Goal of the exercise: Write each line out exactly, leaving none out.

Data extract:
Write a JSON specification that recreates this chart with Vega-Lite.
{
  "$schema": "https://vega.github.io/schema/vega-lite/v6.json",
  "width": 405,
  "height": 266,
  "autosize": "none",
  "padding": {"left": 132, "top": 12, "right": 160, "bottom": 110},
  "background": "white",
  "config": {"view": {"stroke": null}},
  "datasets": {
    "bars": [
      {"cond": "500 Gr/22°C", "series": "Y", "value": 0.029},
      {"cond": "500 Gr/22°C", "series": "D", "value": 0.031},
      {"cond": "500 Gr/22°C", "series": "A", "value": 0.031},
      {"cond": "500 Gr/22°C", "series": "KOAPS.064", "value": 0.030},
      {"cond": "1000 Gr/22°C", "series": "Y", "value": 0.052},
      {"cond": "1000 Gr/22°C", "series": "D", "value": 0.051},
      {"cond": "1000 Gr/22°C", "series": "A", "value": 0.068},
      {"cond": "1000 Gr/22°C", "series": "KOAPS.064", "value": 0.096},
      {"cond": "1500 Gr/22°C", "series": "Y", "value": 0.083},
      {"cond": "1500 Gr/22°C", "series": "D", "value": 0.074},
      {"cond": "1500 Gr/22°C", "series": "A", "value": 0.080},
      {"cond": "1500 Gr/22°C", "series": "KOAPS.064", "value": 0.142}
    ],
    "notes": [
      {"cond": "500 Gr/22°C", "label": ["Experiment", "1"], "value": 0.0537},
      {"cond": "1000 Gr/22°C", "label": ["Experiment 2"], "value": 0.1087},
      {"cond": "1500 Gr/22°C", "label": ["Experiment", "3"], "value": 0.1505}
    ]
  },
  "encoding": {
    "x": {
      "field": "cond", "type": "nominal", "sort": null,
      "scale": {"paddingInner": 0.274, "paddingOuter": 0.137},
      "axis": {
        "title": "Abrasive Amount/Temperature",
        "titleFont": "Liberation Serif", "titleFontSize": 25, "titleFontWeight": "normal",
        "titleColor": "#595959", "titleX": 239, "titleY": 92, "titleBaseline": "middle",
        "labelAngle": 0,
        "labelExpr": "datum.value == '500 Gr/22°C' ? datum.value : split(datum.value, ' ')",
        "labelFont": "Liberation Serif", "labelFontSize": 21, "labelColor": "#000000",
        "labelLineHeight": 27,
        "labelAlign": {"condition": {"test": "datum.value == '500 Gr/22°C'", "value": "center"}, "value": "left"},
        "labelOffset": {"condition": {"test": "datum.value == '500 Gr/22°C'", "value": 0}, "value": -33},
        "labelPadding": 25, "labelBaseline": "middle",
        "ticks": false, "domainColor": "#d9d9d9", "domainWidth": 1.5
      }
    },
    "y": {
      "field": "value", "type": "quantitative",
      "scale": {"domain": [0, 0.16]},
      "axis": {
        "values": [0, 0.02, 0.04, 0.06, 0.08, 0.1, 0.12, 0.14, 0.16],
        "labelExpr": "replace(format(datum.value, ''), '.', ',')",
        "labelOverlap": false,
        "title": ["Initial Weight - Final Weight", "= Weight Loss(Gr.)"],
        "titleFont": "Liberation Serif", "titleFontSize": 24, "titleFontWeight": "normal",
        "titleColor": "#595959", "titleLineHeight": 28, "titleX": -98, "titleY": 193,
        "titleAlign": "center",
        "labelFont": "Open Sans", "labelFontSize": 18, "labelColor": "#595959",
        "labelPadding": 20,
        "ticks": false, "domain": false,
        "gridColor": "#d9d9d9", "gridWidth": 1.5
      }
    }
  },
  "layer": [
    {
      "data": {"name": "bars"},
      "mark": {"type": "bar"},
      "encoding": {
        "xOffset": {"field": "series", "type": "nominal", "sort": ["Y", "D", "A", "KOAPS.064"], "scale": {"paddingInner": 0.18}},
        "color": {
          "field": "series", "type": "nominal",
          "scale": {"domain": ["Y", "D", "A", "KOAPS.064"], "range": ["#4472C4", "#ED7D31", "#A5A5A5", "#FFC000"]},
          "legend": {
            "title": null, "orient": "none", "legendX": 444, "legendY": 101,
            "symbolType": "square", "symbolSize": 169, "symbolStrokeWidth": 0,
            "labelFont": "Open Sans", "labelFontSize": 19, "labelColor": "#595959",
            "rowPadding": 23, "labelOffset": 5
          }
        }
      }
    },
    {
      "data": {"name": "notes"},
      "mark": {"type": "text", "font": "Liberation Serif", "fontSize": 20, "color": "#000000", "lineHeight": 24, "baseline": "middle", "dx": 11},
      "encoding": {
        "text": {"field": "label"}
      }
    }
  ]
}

Solution:
Write a JSON specification that recreates this chart with Vega-Lite.
{
  "$schema": "https://vega.github.io/schema/vega-lite/v6.json",
  "width": 405,
  "height": 266,
  "autosize": "none",
  "padding": {"left": 132, "top": 12, "right": 160, "bottom": 110},
  "background": "white",
  "config": {"view": {"stroke": null}},
  "datasets": {
    "bars": [
      {"cond": "500 Gr/22°C", "series": "Y", "value": 0.029},
      {"cond": "500 Gr/22°C", "series": "D", "value": 0.031},
      {"cond": "500 Gr/22°C", "series": "A", "value": 0.031},
      {"cond": "500 Gr/22°C", "series": "KOAPS.064", "value": 0.030},
      {"cond": "1000 Gr/22°C", "series": "Y", "value": 0.052},
      {"cond": "1000 Gr/22°C", "series": "D", "value": 0.051},
      {"cond": "1000 Gr/22°C", "series": "A", "value": 0.068},
      {"cond": "1000 Gr/22°C", "series": "KOAPS.064", "value": 0.096},
      {"cond": "1500 Gr/22°C", "series": "Y", "value": 0.083},
      {"cond": "1500 Gr/22°C", "series": "D", "value": 0.074},
      {"cond": "1500 Gr/22°C", "series": "A", "value": 0.080},
      {"cond": "1500 Gr/22°C", "series": "KOAPS.064", "value": 0.142}
    ],
    "notes": [
      {"cond": "500 Gr/22°C", "label": ["Experiment", "1"], "value": 0.0537},
      {"cond": "1000 Gr/22°C", "label": ["Experiment 2"], "value": 0.1087},
      {"cond": "1500 Gr/22°C", "label": ["Experiment", "3"], "value": 0.1505}
    ]
  },
  "encoding": {
    "x": {
      "field": "cond", "type": "nominal", "sort": null,
      "scale": {"paddingInner": 0.274, "paddingOuter": 0.137},
      "axis": {
        "title": "Abrasive Amount/Temperature",
        "titleFont": "Liberation Serif", "titleFontSize": 25, "titleFontWeight": "normal",
        "titleColor": "#595959", "titleX": 239, "titleY": 92, "titleBaseline": "middle",
        "labelAngle": 0,
        "labelExpr": "datum.value == '500 Gr/22°C' ? datum.value : split(datum.value, ' ')",
        "labelFont": "Liberation Serif", "labelFontSize": 21, "labelColor": "#000000",
        "labelLineHeight": 27,
        "labelAlign": {"condition": {"test": "datum.value == '500 Gr/22°C'", "value": "center"}, "value": "left"},
        "labelOffset": {"condition": {"test": "datum.value == '500 Gr/22°C'", "value": 0}, "value": -33},
        "labelPadding": 25, "labelBaseline": "middle",
        "ticks": false, "domainColor": "#d9d9d9", "domainWidth": 1.5
      }
    },
    "y": {
      "field": "value", "type": "quantitative",
      "scale": {"domain": [0, 0.16]},
      "axis": {
        "values": [0, 0.02, 0.04, 0.06, 0.08, 0.1, 0.12, 0.14, 0.16],
        "labelExpr": "replace(format(datum.value, ''), '.', ',')",
        "labelOverlap": false,
        "title": ["Initial Weight - Final Weight", "= Weight Loss(Gr.)"],
        "titleFont": "Liberation Serif", "titleFontSize": 24, "titleFontWeight": "normal",
        "titleColor": "#595959", "titleLineHeight": 28, "titleX": -98, "titleY": 193,
        "titleAlign": "center",
        "labelFont": "Open Sans", "labelFontSize": 18, "labelColor": "#595959",
        "labelPadding": 20,
        "ticks": false, "domain": false,
        "gridColor": "#d9d9d9", "gridWidth": 1.5
      }
    }
  },
  "layer": [
    {
      "data": {"name": "bars"},
      "mark": {"type": "bar"},
      "encoding": {
        "xOffset": {"field": "series", "type": "nominal", "sort": ["Y", "D", "A", "KOAPS.064"], "scale": {"paddingInner": 0.18}},
        "color": {
          "field": "series", "type": "nominal",
          "scale": {"domain": ["Y", "D", "A", "KOAPS.064"], "range": ["#4472C4", "#ED7D31", "#A5A5A5", "#FFC000"]},
          "legend": {
            "title": null, "orient": "none", "legendX": 444, "legendY": 101,
            "symbolType": "square", "symbolSize": 169, "symbolStrokeWidth": 0,
            "labelFont": "Open Sans", "labelFontSize": 19, "labelColor": "#595959",
            "rowPadding": 23, "labelOffset": 5
          }
        }
      }
    },
    {
      "data": {"name": "notes"},
      "mark": {"type": "text", "font": "Liberation Serif", "fontSize": 20, "color": "#000000", "lineHeight": 24, "baseline": "middle", "dx": 11},
      "encoding": {
        "text": {"field": "label"}
      }
    }
  ]
}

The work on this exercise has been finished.